[Jovan Buha] The Lakers are attempting 42.3 3-point attempts per 100 possessions since Luka Doncic made his debut on Feb. 10, the second-highest mark in the NBA over that stretch. Before that date, the Lakers averaged 34.3 3-point attempts per 100 possessions, which ranked 26th in the league.

Source: https://www.nytimes.com/athletic/6211802/2025/03/18/luka-doncic-lakers-offense/

Nearly two weeks before the Los Angeles Lakers traded for Luka Dončić, coach JJ Redick emphasized the Lakers’ inability to generate easy offense by drawing double teams.

“We don’t have a guy on our team that’s going to necessarily always draw two to the ball,” Redick said on Jan. 19 after a 116-102 loss to the LA Clippers. “We don’t have a guy on our team that’s going to be able to get past his guy one-on-one and get to the paint and spread it out to the perimeter. Like, that’s just not our team.”

The Lakers, Redick felt, had a bit of a geometry problem.

For as great as LeBron James and Anthony Davis were, and for as much defensive attention they commanded, it wasn’t enough to consistently break defenses and generate the caliber of high-percentage open 3-pointers that the league’s best teams like Boston and Cleveland do.

And then the Lakers acquired Dončić.

His arrival has changed the geometry of LA’s offense. The Lakers have actualized Redick’s preseason vision of becoming a high 3-point volume team, one of the primary offensive principles in the modern era.

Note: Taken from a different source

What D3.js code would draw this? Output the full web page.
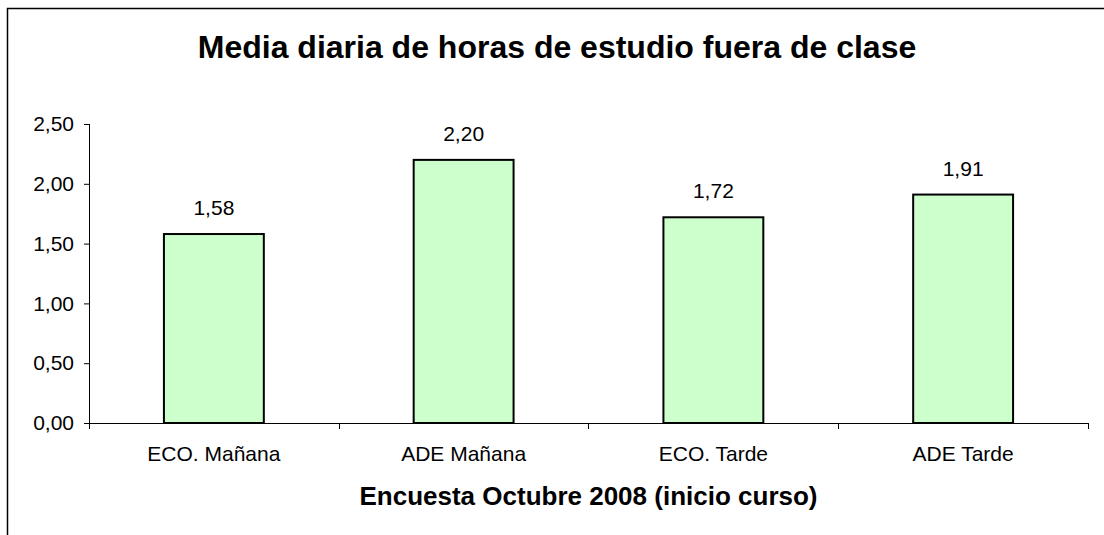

The Lakers are attempting 42.3 3-point attempts per 100 possessions since Dončić made his debut on Feb. 10, the second-highest mark in the NBA over that stretch. Before that date, the Lakers averaged 34.3 3-point attempts per 100 possessions, which ranked 26th in the league. With Dončić on the floor, the Lakers’ 3-point frequency increases by 6 percent, a mark that ranks in the 94th percentile league-wide, according to Cleaning The Glass.

Dončić is a threat to pull up or step back for 3s at anywhere within 30 feet, putting defenses on edge as they try to take that away while preventing him from shredding them with his generational court vision and playmaking.

“He creates such havoc for teams’ defenses that 90 percent of the time people are blitzing him, as you can probably see, and he makes the right play out of the blitz,” Austin Reaves said. “He doesn’t try to force it too much in those situations, and he makes the right play. So therefore you’re playing four-on-three, and it just comes down to playing the game the right way and passing it to the open person, because three people can’t guard four.”